Ordinance Survey Maps

This map will show the layout of the land you are proposing to build on and provide the planning office with information about the surrounding area. You must enclose an Ordnance Survey Map with your planning application.

Layout Drawings

These drawings map out your plot and show other important features of your site. You will need to clearly mark out your plot, the building you are proposing and the access roads you will need. This will give the planning office a clearer view of what your proposed ideas may have an effect on. 

Elevation Drawings

This set of drawings shows the height of your proposed buildings from various angles. Height is often a cause of dispute when applying for planning nobody wants to suddenly find there view obscured by someone else’s house.

Existing/Proposed Plans

Finally you will need to provide the your Local Planning Authority with drawings of your proposed dwelling. Depending on the type of planning permission you are applying for these drawings may need to be very detailed and contain information on building materials as well as showing the proposed layout of the building itself. Timbertecs Planning Services can provide you with all these drawings done to the right scales in a planning friendly layout.

If you are building an extension to an existing property you will also need to provide the planning office with the drawings for the existing property and show the new proposed building in relation to this.

 

*** Timbertecs Top TIP ***

If there are restrictions on your planning applications such as height, make sure your designers and manufacturers are made aware of this at a very early stage and always check for them before signing off your drawings. Getting this wrong can be a heartbreaking and costly disaster.

 

There may be other documents that you will need to provide dependent on your circumstances, for example if you live in a listed building and want to add an extension. For advice and help with your planning applications contact Timbertecs Planning Services.

5.Keeping Track of Your Application for Planning.

Hopefully by now you have been in contact with your local authority and have built up a good relationship with your Planning Officer. Once your planning application has been sent it will take a minimum of eight weeks to be processed. During this time your local planning authority should send you an acknowledgment of the receipt of your application and request any missing documents.

Once this has been completed the application will be made public and the planning officer or planning committee will begin to consult on your application.
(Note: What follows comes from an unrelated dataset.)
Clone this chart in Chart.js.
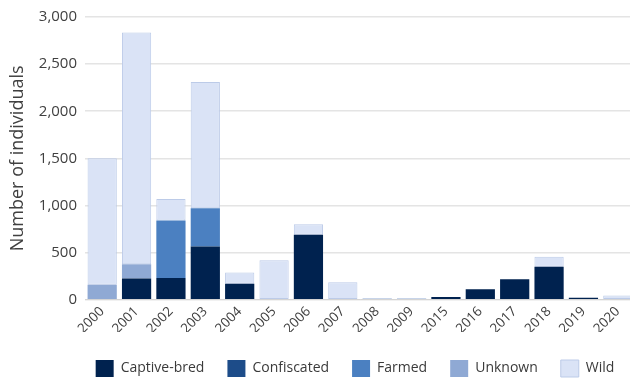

This may take some time and although the planning office will try to process your planning application within the 8-week period this may not be possible.

 

6.The Planning Decision.

The planning office will make their decision and give you notice as to whether or not they have granted your planning application. Hopefully you will have been granted full planning permission by your local authority, however this is not always the case. The Planning Officer may have granted you Conditional Planning Permission this means they will allow you to build but on the condition that you make any amendments they have suggested to your planning proposal.

If your planning application has been refused you can appeal. You must make your appeal to the Secretary of State within 6 months of the date of the council’s decision. However if it looks like your planning application will be turned down, your local planning authority will often give you the option to withdraw your application before hand. In most cases you can resubmit your planning application with modifications free of charge within 12 months of the original decision.

 

7.I have my Planning Permission what now?

Congratulations you’ve taken the first step towards your dream home your Planning Application has been fully approved and you are ready to move on to the next stage of your build. Remember there is a time limit on your planning approval so now you’ve got your planning sorted its time to start thinking about the other aspects of your build.